What To Expect In Whitewater Rafting
Have you ever tried a thrilling and adrenaline-pumping outdoor activity such as whitewater rafting? If you haven?t yet then this is the time that you should consider it. Rafting is an exciting activity that has become popular since the mid 1970s. It is done in the white water stretches of many rivers with an inflatable boat or raft. The strong and extreme current and turbulence in the water makes it very thrilling. The main goal of this sport is to maneuver and navigate the raft through rapids or turbulent waters, often times taking you over rocks and drops, without capsizing the raft. Because of the dangers and risks that may be encountered, it is considered one of the most extreme outdoor activities that any sport and adventure enthusiast can try.
Rivers have grade levels dependent on the current, size of rapids, magnitude of rapids and navigational technique needed to travel downstream.
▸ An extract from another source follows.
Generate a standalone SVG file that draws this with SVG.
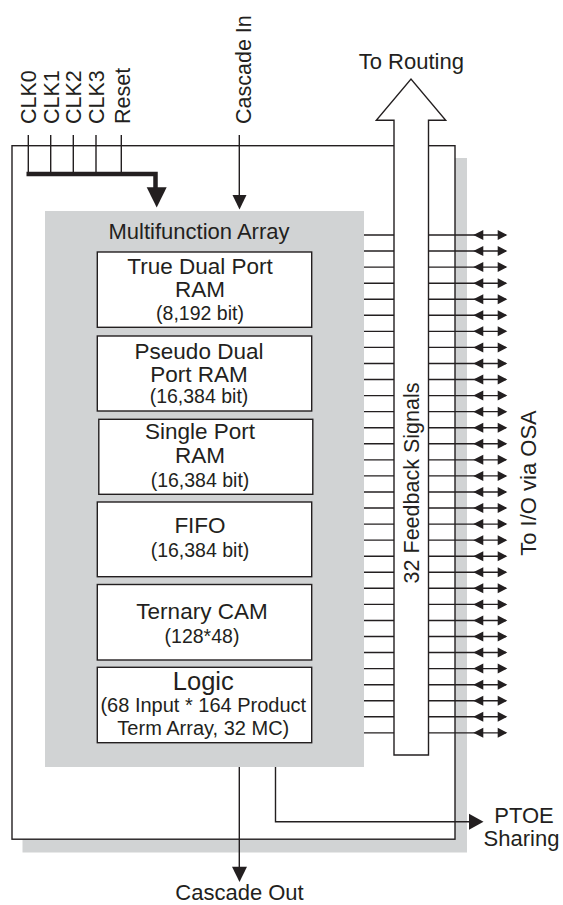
<svg xmlns="http://www.w3.org/2000/svg" xmlns:xlink="http://www.w3.org/1999/xlink" width="563" height="905" viewBox="0 0 563 905">
<style>
text{font-family:"Liberation Sans",Arial,Helvetica,sans-serif;fill:#231f20}
.t{font-size:22px}
.m{font-size:22.5px;text-anchor:middle}
.s{font-size:19.5px;text-anchor:middle}
.c{font-size:21.5px}
.ln{stroke:#231f20;stroke-width:1.4;fill:none}
.box{fill:#fff;stroke:#231f20;stroke-width:1.4}
.hd{fill:#231f20;stroke:none}
</style>
<defs>
<g id="sig">
<path class="ln" d="M364,0H506"/>
<path class="hd" d="M473.3,0L483.3,-5V5Z M507.3,0L497.7,-5V5Z"/>
</g>
</defs>
<rect x="0" y="0" width="563" height="905" fill="#fff"/>
<g id="block">
<rect x="22.5" y="158" width="444.5" height="694.5" fill="#d1d3d4"/>
<rect class="box" x="12" y="145.7" width="443" height="693.5"/>
</g>
<g id="multifunction-array">
<rect x="45" y="211" width="319" height="556" fill="#d1d3d4"/>
<text class="t" x="199" y="238.5" text-anchor="middle">Multifunction Array</text>
</g>
<g id="true-dual-port-ram">
<rect class="box" x="97.3" y="252" width="214.4" height="75.3"/>
<text class="m" x="200" y="274.3">True Dual Port</text>
<text class="m" x="200" y="297.3">RAM</text>
<text class="s" x="200" y="319.5">(8,192 bit)</text>
</g>
<g id="pseudo-dual-port-ram">
<rect class="box" x="97.3" y="336" width="214.4" height="75"/>
<text class="m" x="199" y="359">Pseudo Dual</text>
<text class="m" x="199" y="381.7">Port RAM</text>
<text class="s" x="199" y="403.3">(16,384 bit)</text>
</g>
<g id="single-port-ram">
<rect class="box" x="98.8" y="419.3" width="214" height="75"/>
<text class="m" x="200" y="439.3">Single Port</text>
<text class="m" x="200" y="463.3">RAM</text>
<text class="s" x="200" y="486.7">(16,384 bit)</text>
</g>
<g id="fifo">
<rect class="box" x="97.3" y="502" width="214.4" height="74.7"/>
<text class="m" x="200" y="533.3">FIFO</text>
<text class="s" x="200" y="556.7">(16,384 bit)</text>
</g>
<g id="ternary-cam">
<rect class="box" x="97.3" y="584.5" width="214.4" height="75.5"/>
<text class="m" x="202" y="619.3">Ternary CAM</text>
<text class="s" x="202" y="643.3">(128*48)</text>
</g>
<g id="logic">
<rect class="box" x="97.3" y="667.3" width="214.4" height="75.4"/>
<text x="203.3" y="690" font-size="25.5" text-anchor="middle">Logic</text>
<text x="203.3" y="711.7" font-size="20" text-anchor="middle">(68 Input * 164 Product</text>
<text x="203.3" y="735" font-size="20" text-anchor="middle">Term Array, 32 MC)</text>
</g>
<g id="connectors">
<path class="ln" d="M28.3,135V173 M50.7,135V173 M73.3,135V173 M96,135V173 M121.3,135V173"/>
<path d="M26.5,174H155.5V189" fill="none" stroke="#231f20" stroke-width="4.5"/>
<path class="hd" d="M146.7,187.3H166.7L156.7,207.5Z"/>
<path class="ln" d="M239.3,135V196"/>
<path class="hd" d="M232.5,195H246.5L239.5,209.5Z"/>
<path class="ln" d="M239.3,767V868"/>
<path class="hd" d="M232,866.7H247L239.5,882Z"/>
<path class="ln" d="M275.5,767V821.7H470"/>
<path class="hd" d="M469,813.7V829.7L483.5,821.7Z"/>
<use xlink:href="#sig" y="235"/>
<use xlink:href="#sig" y="251.06"/>
<use xlink:href="#sig" y="267.12"/>
<use xlink:href="#sig" y="283.18"/>
<use xlink:href="#sig" y="299.24"/>
<use xlink:href="#sig" y="315.3"/>
<use xlink:href="#sig" y="331.36"/>
<use xlink:href="#sig" y="347.42"/>
<use xlink:href="#sig" y="363.48"/>
<use xlink:href="#sig" y="379.54"/>
<use xlink:href="#sig" y="395.6"/>
<use xlink:href="#sig" y="411.66"/>
<use xlink:href="#sig" y="427.72"/>
<use xlink:href="#sig" y="443.78"/>
<use xlink:href="#sig" y="459.84"/>
<use xlink:href="#sig" y="475.9"/>
<use xlink:href="#sig" y="491.96"/>
<use xlink:href="#sig" y="508.02"/>
<use xlink:href="#sig" y="524.08"/>
<use xlink:href="#sig" y="540.14"/>
<use xlink:href="#sig" y="556.2"/>
<use xlink:href="#sig" y="572.26"/>
<use xlink:href="#sig" y="588.32"/>
<use xlink:href="#sig" y="604.38"/>
<use xlink:href="#sig" y="620.44"/>
<use xlink:href="#sig" y="636.5"/>
<use xlink:href="#sig" y="652.56"/>
<use xlink:href="#sig" y="668.62"/>
<use xlink:href="#sig" y="684.68"/>
<use xlink:href="#sig" y="700.74"/>
<use xlink:href="#sig" y="716.8"/>
<use xlink:href="#sig" y="732.86"/>
</g>
<g id="feedback-bus">
<path class="box" d="M394,755V120.3H376.3L411,79L445.7,120.3H428.5V755Z"/>
<text class="c" transform="translate(419.3,483) rotate(-90)" text-anchor="middle">32 Feedback Signals</text>
</g>
<g id="labels">
<text class="t" x="411.3" y="69.3" text-anchor="middle">To Routing</text>
<text class="c" transform="translate(36,124) rotate(-90)">CLK0</text>
<text class="c" transform="translate(58.5,124) rotate(-90)">CLK1</text>
<text class="c" transform="translate(81,124) rotate(-90)">CLK2</text>
<text class="c" transform="translate(104,124) rotate(-90)">CLK3</text>
<text class="c" transform="translate(130,124) rotate(-90)">Reset</text>
<text class="c" transform="translate(251,124) rotate(-90)">Cascade In</text>
<text class="t" transform="translate(536,483) rotate(-90)" text-anchor="middle">To I/O via OSA</text>
<text class="t" x="524" y="823" text-anchor="middle">PTOE</text>
<text class="t" x="521.5" y="846" text-anchor="middle">Sharing</text>
<text class="t" x="239.5" y="899.5" text-anchor="middle">Cascade Out</text>
</g>
</svg>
Whitewater rafting has stages and varying levels of intensity depending on the level of the water. If you are a beginner or a person who does not like any form of danger, you can still try rafting. Believe it or not, even a child as young as three years old can have a feel of what this exciting activity brings. Grade I waters mean that there are only little or few rough areas in the water. It means rapids are easy and not rough. It also requires just a little maneuvering. All passengers and guests are obligated to wear life jackets as a precaution whichever grade of water you wish to conquer. On commercial rafting trips an experienced and well- trained guide is on board. Usually the guide is the one who steers and navigates the raft.
If you have been whitewater rafting for quite some time or are an adventure seeker and wish to experience more excitement in this exhilarating activity, whitewater rafting on a Grade IV and V levels river will surely excite you. Grade IV waters have more rapids and bigger waves; some rocks and a drop can also be considered. Grade V whitewater rafting, often has large waves with more volume, have more rocks making it more technical to navigate the rapids, and large drops may also be expected, depending on the river and rapid. In this level, precise and accurate maneuvering is necessary. Obviously, inherent risks and dangers should be anticipated.
Whitewater rafting in a Grade VI level river is considered to be the dangerous, as the rapids are extremely treacherous. The waves and the rocks are huge and the drops are considered very hazardous. It is not advisable to go rafting in this level of water. The threat of severe injuries and even deaths are very high in this area compared to the lower grades. In any level that you wish to try, it is very important that you wear the proper gear and equipment. You have to be aware of all the guidelines, parameters and strategies to be able to avoid any form of danger. With the right knowledge, proper training and experience, whitewater rafting can be the best outdoor sport activity for you.